- Born: Karamatullah Khan 17 May 1917 Rampur, United Provinces of Agra and Oudh, British Raj (now in Uttar Pradesh, India)
- Died: 3 December 1977 (aged 60) Kolkata, West Bengal, India
- Occupation: Tabla player
- Known for: Hindustani classical music
- Notable credit(s): Performed with Faiyaz Khan, Ravi Shankar, Hariprasad Chaurasia
- Children: Sabir Khan
- Awards: Sangeet Natak Akademi Award in 1976

= Karamatullah Khan =

Indian tabla player (1919–2000)

Karamatullah Khan (17 May 1917 – 3 December 1977) was an Indian tabla player who specialised in the Farrukhabad tradition of Hindustani Classical music. He is known as an icon of the Farrukhabad gharana, a prolific creator of tabla compositions, a soloist (which was novel at the time), and an accompanist to many celebrated instrumentalists and vocalists of the 20th century.

==Background==
Khan was born to an extensive family of musicians from the Farrukhabad gharana and represented its thirty-second generation. His father and guru was acclaimed tabla maestro Masit Khan.

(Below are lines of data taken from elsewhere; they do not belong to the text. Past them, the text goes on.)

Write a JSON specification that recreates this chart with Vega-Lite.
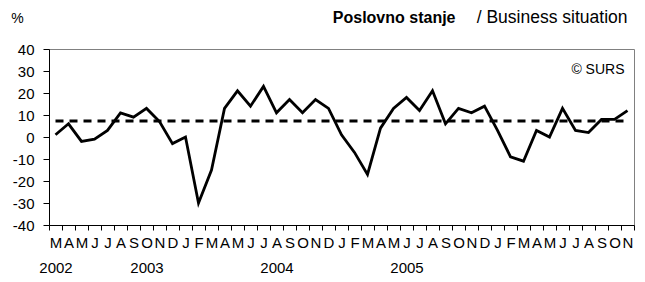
{
  "$schema": "https://vega.github.io/schema/vega-lite/v6.json",
  "width": 585,
  "height": 176,
  "autosize": {"type": "none"},
  "padding": {"left": 49, "top": 49, "right": 11, "bottom": 57},
  "background": "white",
  "config": {
    "font": "Liberation Sans",
    "view": {"stroke": "#808080", "strokeWidth": 1}
  },
  "title": {
    "text": "/ Business situation",
    "anchor": "end",
    "fontSize": 17.5,
    "fontWeight": "normal",
    "color": "black",
    "dx": -7,
    "dy": 17,
    "offset": 0
  },
  "data": {
    "values": [
      {"m": "2002-03", "v": 1, "avg": 7.3},
      {"m": "2002-04", "v": 6, "avg": 7.3},
      {"m": "2002-05", "v": -2, "avg": 7.3},
      {"m": "2002-06", "v": -1, "avg": 7.3},
      {"m": "2002-07", "v": 3, "avg": 7.3},
      {"m": "2002-08", "v": 11, "avg": 7.3},
      {"m": "2002-09", "v": 9, "avg": 7.3},
      {"m": "2002-10", "v": 13, "avg": 7.3},
      {"m": "2002-11", "v": 7, "avg": 7.3},
      {"m": "2002-12", "v": -3, "avg": 7.3},
      {"m": "2003-01", "v": 0, "avg": 7.3},
      {"m": "2003-02", "v": -30, "avg": 7.3},
      {"m": "2003-03", "v": -15, "avg": 7.3},
      {"m": "2003-04", "v": 13, "avg": 7.3},
      {"m": "2003-05", "v": 21, "avg": 7.3},
      {"m": "2003-06", "v": 14, "avg": 7.3},
      {"m": "2003-07", "v": 23, "avg": 7.3},
      {"m": "2003-08", "v": 11, "avg": 7.3},
      {"m": "2003-09", "v": 17, "avg": 7.3},
      {"m": "2003-10", "v": 11, "avg": 7.3},
      {"m": "2003-11", "v": 17, "avg": 7.3},
      {"m": "2003-12", "v": 13, "avg": 7.3},
      {"m": "2004-01", "v": 1, "avg": 7.3},
      {"m": "2004-02", "v": -7, "avg": 7.3},
      {"m": "2004-03", "v": -17, "avg": 7.3},
      {"m": "2004-04", "v": 4, "avg": 7.3},
      {"m": "2004-05", "v": 13, "avg": 7.3},
      {"m": "2004-06", "v": 18, "avg": 7.3},
      {"m": "2004-07", "v": 12, "avg": 7.3},
      {"m": "2004-08", "v": 21, "avg": 7.3},
      {"m": "2004-09", "v": 6, "avg": 7.3},
      {"m": "2004-10", "v": 13, "avg": 7.3},
      {"m": "2004-11", "v": 11, "avg": 7.3},
      {"m": "2004-12", "v": 14, "avg": 7.3},
      {"m": "2005-01", "v": 3, "avg": 7.3},
      {"m": "2005-02", "v": -9, "avg": 7.3},
      {"m": "2005-03", "v": -11, "avg": 7.3},
      {"m": "2005-04", "v": 3, "avg": 7.3},
      {"m": "2005-05", "v": 0, "avg": 7.3},
      {"m": "2005-06", "v": 13, "avg": 7.3},
      {"m": "2005-07", "v": 3, "avg": 7.3},
      {"m": "2005-08", "v": 2, "avg": 7.3},
      {"m": "2005-09", "v": 8, "avg": 7.3},
      {"m": "2005-10", "v": 8, "avg": 7.3},
      {"m": "2005-11", "v": 12, "avg": 7.3}
    ]
  },
  "encoding": {
    "x": {
      "field": "m",
      "type": "ordinal",
      "sort": null,
      "scale": {"type": "band", "paddingInner": 0, "paddingOuter": 0},
      "axis": {
        "title": "Poslovno stanje",
        "titleFontSize": 16,
        "titleFontWeight": "bold",
        "titleColor": "black",
        "titleAlign": "right",
        "titleBaseline": "alphabetic",
        "titleX": 406,
        "titleY": -203,
        "tickBand": "extent",
        "tickSize": 5,
        "tickColor": "black",
        "domainColor": "black",
        "labelAngle": 0,
        "labelFontSize": 15,
        "labelColor": "black",
        "labelPadding": 5,
        "labelOverlap": false,
        "labelBound": false,
        "labelFlush": false,
        "labelLineHeight": 25,
        "labelBaseline": "top",
        "labelExpr": "!isString(datum.value) ? '' : ({'2002-03':['M','2002'],'2002-10':['O','2003'],'2003-08':['A','2004'],'2004-06':['J','2005']}[datum.value] || ['J','F','M','A','M','J','J','A','S','O','N','D'][toNumber(slice(datum.value,5))-1])"
      }
    },
    "y": {
      "field": "v",
      "type": "quantitative",
      "scale": {"domain": [-40, 40], "nice": false, "zero": false},
      "axis": {
        "values": [-40, -30, -20, -10, 0, 10, 20, 30, 40],
        "grid": false,
        "tickSize": 6,
        "tickColor": "black",
        "domainColor": "black",
        "labelFontSize": 15,
        "labelColor": "black",
        "labelPadding": 9,
        "labelOverlap": false,
        "labelExpr": "datum.value < 0 ? '-' + toString(abs(datum.value)) : toString(datum.value)",
        "title": "%",
        "titleAngle": 0,
        "titleFontSize": 14,
        "titleFontWeight": "normal",
        "titleColor": "black",
        "titleAlign": "center",
        "titleBaseline": "middle",
        "titleX": -32,
        "titleY": -31
      }
    }
  },
  "layer": [
    {
      "mark": {"type": "line", "color": "black", "strokeWidth": 2.8}
    },
    {
      "mark": {"type": "line", "color": "black", "strokeWidth": 3, "strokeDash": [8, 6]},
      "encoding": {
        "y": {"field": "avg", "type": "quantitative"}
      }
    },
    {
      "transform": [{"filter": "datum.m == '2005-11'"}],
      "mark": {"type": "text", "align": "right", "baseline": "middle", "fontSize": 14, "color": "black", "dx": -3, "dy": -41},
      "encoding": {
        "text": {"value": "© SURS"}
      }
    }
  ]
}
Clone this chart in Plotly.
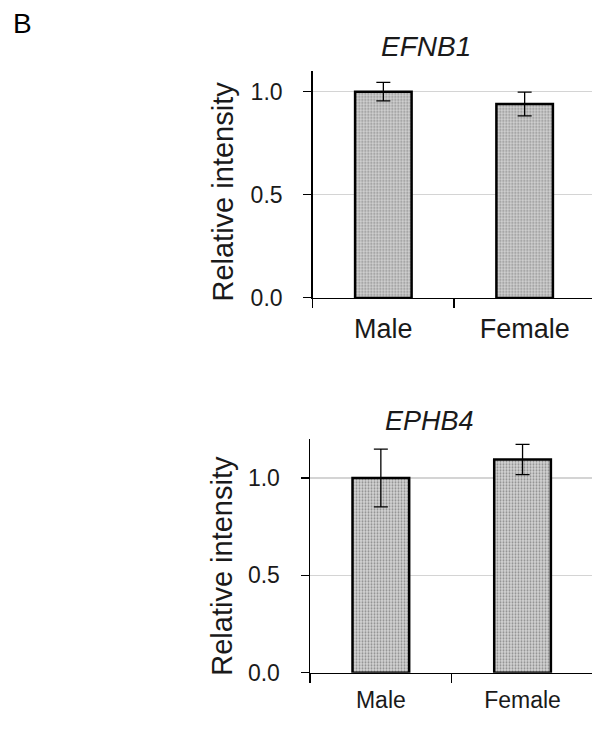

After formative years in Rampur, where his family were court musicians, Khan became the court musician to the Maharaja of Raigarh.

==Legacy==
Khan is credited with popularizing tabla in West Bengal.

He was conferred the Sangeet Natak Akademi Award in 1976 for his contributions to music.

==Personal life==
Khan's son and disciple, Sabir Khan, is also a tabla maestro.